South Africa was set for gross domestic product (GDP) growth of above 4% for the next three years, but the growth story did not support the necessary employment expansion, a senior economist said on Friday.
Bureau for Economic Research (BER) economist Hugo Pienaar said that economic growth was mainly driven by an increase in consumer spending, fuelled by excessive wage increases, rather than employment growth.
The New Growth Path aims to create five-million jobs within the next decade, but Pienaar said above-inflation wage hikes would make achieving the target unlikely. “Looking at the early stages of wage negotiations this year, it seems that this trend could continue, which will do nothing for employment growth in the country.”
As a result of high wage increases, South Africa is spending a significant slice of its budget on wages instead of real capital spend.
The South African Institute of International Affairs deputy chairperson Moeletsi Mbeki agreed, saying that private consumer spending contributed 72% to South Africa’s GDP, compared with China, where consumer spending contributed about 35% of GDP.

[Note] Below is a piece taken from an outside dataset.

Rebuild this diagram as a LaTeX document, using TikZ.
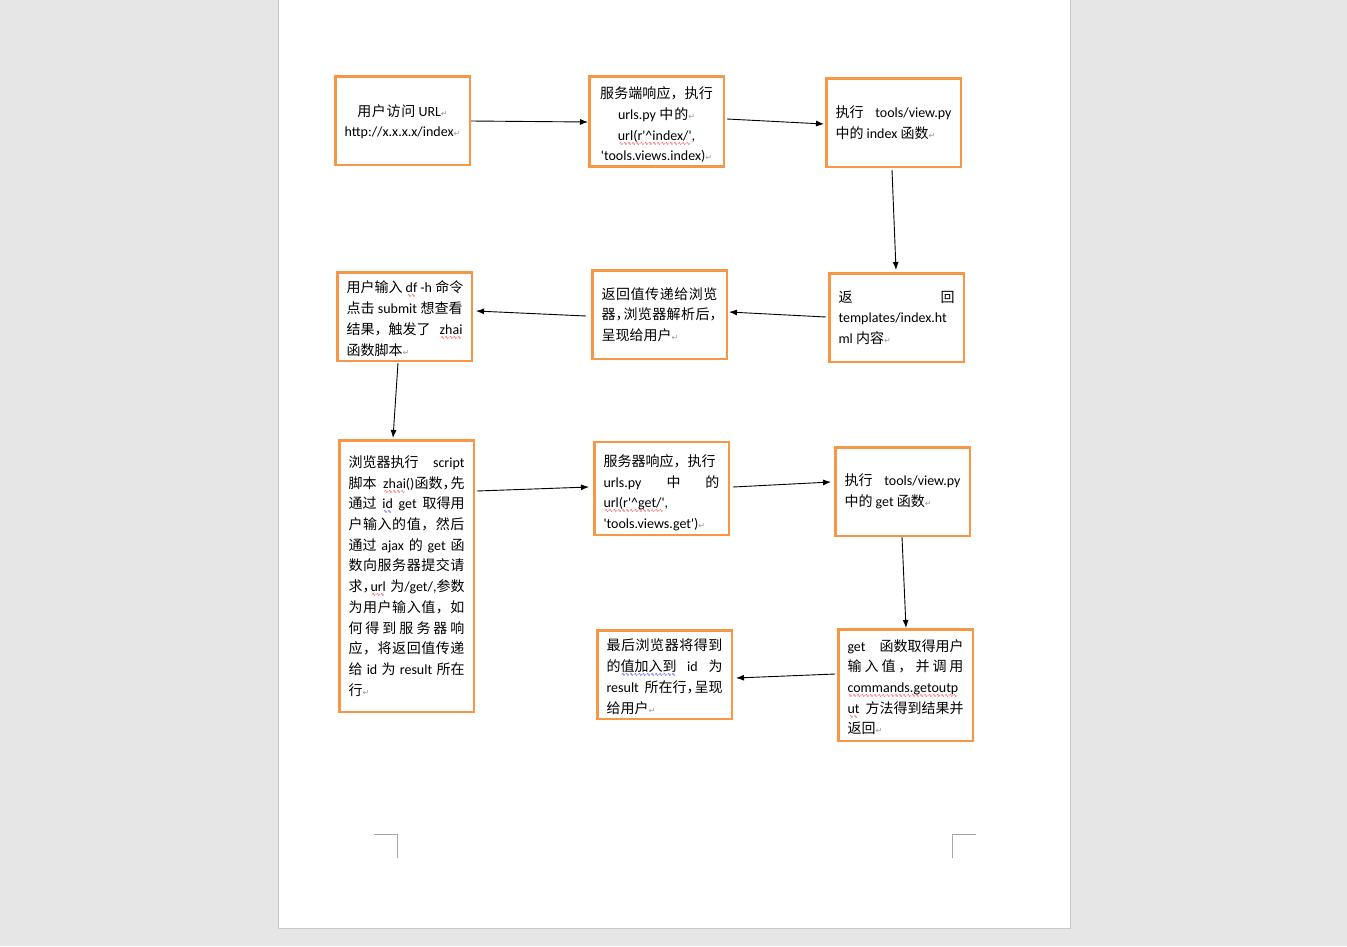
\documentclass[tikz,border=0pt]{standalone}
\usepackage{fontspec}
\usepackage{tikz}
\usetikzlibrary{arrows.meta}
\usetikzlibrary{calc}

\newfontfamily\latinfont{Carlito}
\newfontfamily\cjkfont{Noto Sans CJK SC}
\newfontfamily\markfont{DejaVu Sans}
\setlength{\parindent}{0pt}

% switch fonts between Chinese and Latin runs
\XeTeXinterchartokenstate=1
\newXeTeXintercharclass\cjkclass
\newcount\cjkcnt
\newcommand\cjkrange[2]{\cjkcnt=#1\relax
    \loop\XeTeXcharclass\cjkcnt=\cjkclass
    \ifnum\cjkcnt<#2\relax\advance\cjkcnt by 1\repeat}
\cjkrange{"3000}{"303F}
\cjkrange{"4E00}{"9FFF}
\cjkrange{"FF00}{"FFEF}
\XeTeXinterchartoks 0 \cjkclass = {\cjkfont}
\XeTeXinterchartoks 4095 \cjkclass = {\cjkfont}
\XeTeXinterchartoks \cjkclass 0 = {\latinfont}
\XeTeXinterchartoks \cjkclass 4095 = {\latinfont}
\XeTeXinterchartoks \cjkclass \cjkclass = {\hskip 0pt plus 1.5pt\relax}

\newcommand\flowfont{\latinfont\fontsize{14}{20.7}\selectfont}
\newcommand\pmk{{\markfont\fontsize{8}{8}\selectfont\color{black!40}↵}}
\newcommand\jl[1]{\leavevmode\hbox to\linewidth{\spaceskip=3.16pt plus 1fil\relax#1}}
\newcommand\hcm{\makebox[8pt][l]{，}}
\newcommand\dn[1]{\setbox2\hbox{服}\rule{0pt}{\dimexpr\ht2+#1\relax}}
\newcommand\wavy[2]{\leavevmode\begingroup\setbox0\hbox{#2}%
    \rlap{\raisebox{-5pt}{\color{#1}\hbox to\wd0{\cleaders\hbox{\markfont\fontsize{5}{5}\selectfont ∿}\hfill}}}\box0\endgroup}
\newcommand\redwave[1]{\wavy{red}{#1}}
\newcommand\bluewave[1]{\wavy{blue}{#1}}

\definecolor{boxorange}{HTML}{F79646}
\definecolor{pagegray}{HTML}{E6E6E6}
\definecolor{sheetedge}{HTML}{C8C8C8}
\definecolor{markgray}{HTML}{A6A6A6}

\tikzset{
    flow_box/.style = {draw=boxorange, line width=2.5pt, fill=white, minimum width=134.5pt, minimum height=88.5pt,
        text width=116pt, inner xsep=9.25pt, inner ysep=4pt, align=left, font=\flowfont,
        execute at begin node={\spaceskip=3.16pt\relax}},
    flow_arrow/.style = {->, >={Latex[length=8pt,width=6pt]}, line width=0.9pt, black},
    page_bg/.style = {fill=pagegray},
    page_sheet/.style = {fill=white, draw=sheetedge, line width=1pt},
    page_mark/.style = {draw=markgray, line width=1pt}
}

\begin{document}
\begin{tikzpicture}[x=1pt, y=-1pt]
    \useasboundingbox (0,0) rectangle (1347,946);
    % page
    \fill [page_bg] (0,0) rectangle (1347,946);
    \filldraw [page_sheet] (278.5,-2) rectangle (1070.5,928.5);
    \draw [page_mark] (374,834.5) -- (397.5,834.5) -- (397.5,858);
    \draw [page_mark] (975.5,834.5) -- (952.5,834.5) -- (952.5,858);

    % first row
    \node [flow_box, align=center] (visit) at (402.5,120.5)
        {\dn{3pt}用户访问 URL\pmk\\ http://x.x.x.x/index\pmk};
    \node [flow_box, align=center] (respond) at (656.5,121.5)
        {\dn{7pt}服务端响应，执行\\ urls.py 中的\pmk\\ \redwave{url(r'\textasciicircum index/'},\\ 'tools.views.index)\pmk};
    \node [flow_box] (execidx) at (893.5,122.5)
        {\jl{执行 tools/view.py}\\ 中的 index 函数\pmk};

    % second row
    \node [flow_box] (inputcmd) at (404.5,316.5)
        {\jl{\dn{5pt}用户输入 \redwave{df} -h 命令}\\ \jl{点击 submit 想查看}\\ \jl{结果，触发了 \redwave{zhai}}\\ 函数脚本\pmk};
    \node [flow_box] (tobrowser) at (659.5,314.5)
        {\jl{返回值传递给浏览}\\ \jl{器\hcm 浏览器解析后\hcm}\\ 呈现给用户\pmk};
    \node [flow_box] (template) at (896.5,317.5)
        {\jl{返 回}\\ templates/index.ht\\ ml 内容\pmk};

    % third row
    \node [flow_box, minimum height=271.5pt] (runscript) at (406.5,576)
        {\jl{浏览器执行 script}\\
         \jl{脚本 \redwave{zhai}()函数\hcm 先}\\
         \jl{通过 \bluewave{id} get 取得用}\\
         \jl{户输入的值，然后}\\
         \jl{通过 ajax 的 get 函}\\
         \jl{数向服务器提交请}\\
         \jl{求\hcm\redwave{url} 为/get/,参数}\\
         \jl{为用户输入值，如}\\
         \jl{何得到服务器响}\\
         \jl{应，将返回值传递}\\
         \jl{给 id 为 result 所在}\\
         行\pmk};
    \node [flow_box] (respget) at (661.5,488.5)
        {\dn{9pt}服务器响应，执行\\ \jl{urls.py 中 的}\\ \redwave{url(r'\textasciicircum get/'},\\ 'tools.views.get')\pmk};
    \node [flow_box] (execget) at (902.5,491.5)
        {\jl{执行 tools/view.py}\\ 中的 get 函数\pmk};

    % last row
    \node [flow_box] (showres) at (664.5,674.5)
        {\jl{\dn{5pt}最后浏览器将得到}\\ \jl{的\bluewave{值加入到} id 为}\\ \jl{result 所在行\hcm 呈现}\\ 给用户\pmk};
    \node [flow_box, minimum height=111.5pt] (getfunc) at (905.5,685)
        {\jl{\dn{5pt}get 函数取得用户}\\ \jl{输入值，并调用}\\ \redwave{commands.getoutp}\\ \jl{\redwave{ut} 方法得到结果并}\\ 返回\pmk};

    % connectors
    \draw [flow_arrow] ($(visit.east)+(0,0.5)$) -- ($(respond.west)+(0,0.5)$);
    \draw [flow_arrow] ($(respond.east)+(2,-2.5)$) -- ($(execidx.west)+(-1,1.5)$);
    \draw [flow_arrow] ($(execidx.south)+(-1.5,2)$) -- ($(template.north)+(-0.5,-2)$);
    \draw [flow_arrow] ($(template.west)+(-2,-0.5)$) -- ($(tobrowser.east)+(1,-2.5)$);
    \draw [flow_arrow] ($(tobrowser.west)+(-5,1.5)$) -- ($(inputcmd.east)+(3,-5.5)$);
    \draw [flow_arrow] ($(inputcmd.south)+(-6.5,1)$) -- ($(runscript.north)+(-13.5,-1)$);
    \draw [flow_arrow] ($(runscript.east)+(2,-85)$) -- ($(respget.west)+(-4,-1.5)$);
    \draw [flow_arrow] ($(respget.east)+(3,-1.5)$) -- ($(execget.west)+(-3,-9.5)$);
    \draw [flow_arrow] ($(execget.south)+(-0.5,0)$) -- ($(getfunc.north)+(0.5,0)$);
    \draw [flow_arrow] ($(getfunc.west)+(-2,-11)$) -- ($(showres.east)+(3,3.5)$);
\end{tikzpicture}
\end{document}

Pienaar pointed out that owing to structural challenges and skills shortages within government, even the money that was being allocated to capital spending, like the R800-billion allocated to infrastructure spend, was not flowing through to project level.
In addition, he said that the continuing trend of implementing high wage increases was also contributing to rising inflation risks, already fuelled by higher fuel and food prices, which had to some extent been alleviated by the stronger rand.
BER’s forecast for the rand is a somewhat weaker R7,30 to the dollar by the end of 2011, as the US starts to normalise monetary policy. Pienaar expected the unit to weaken more to R7,77 to the dollar by the end of 2012.
Pienaar also said that the South African Reserve Bank (SARB) could start tightening rates as early as September, with a 50 basis points (bps) increase, ahead of an expected November increase.
BER forecasted that this expected September hike would be followed by a further 50 bps increase in November and another 110 bps during the first quarter of 2012. In total, the repo rate is projected to rise by a cumulative 200 bps through 2012.
“This may seem like somewhat of an aggressive outlook, but we believe that this would just take us to a more normalised level as input costs such as wages, electricity and other services costs rise and drive inflation,” said Pienaar.
SARB has left its repo rate unchanged at 5,5% at its three policy meetings this year, after slashing them by 650 basis points between December 2008 and December 2010 to help the struggling economy.
BER expected that the interest rate cycle would peak by the second quarter of 2012.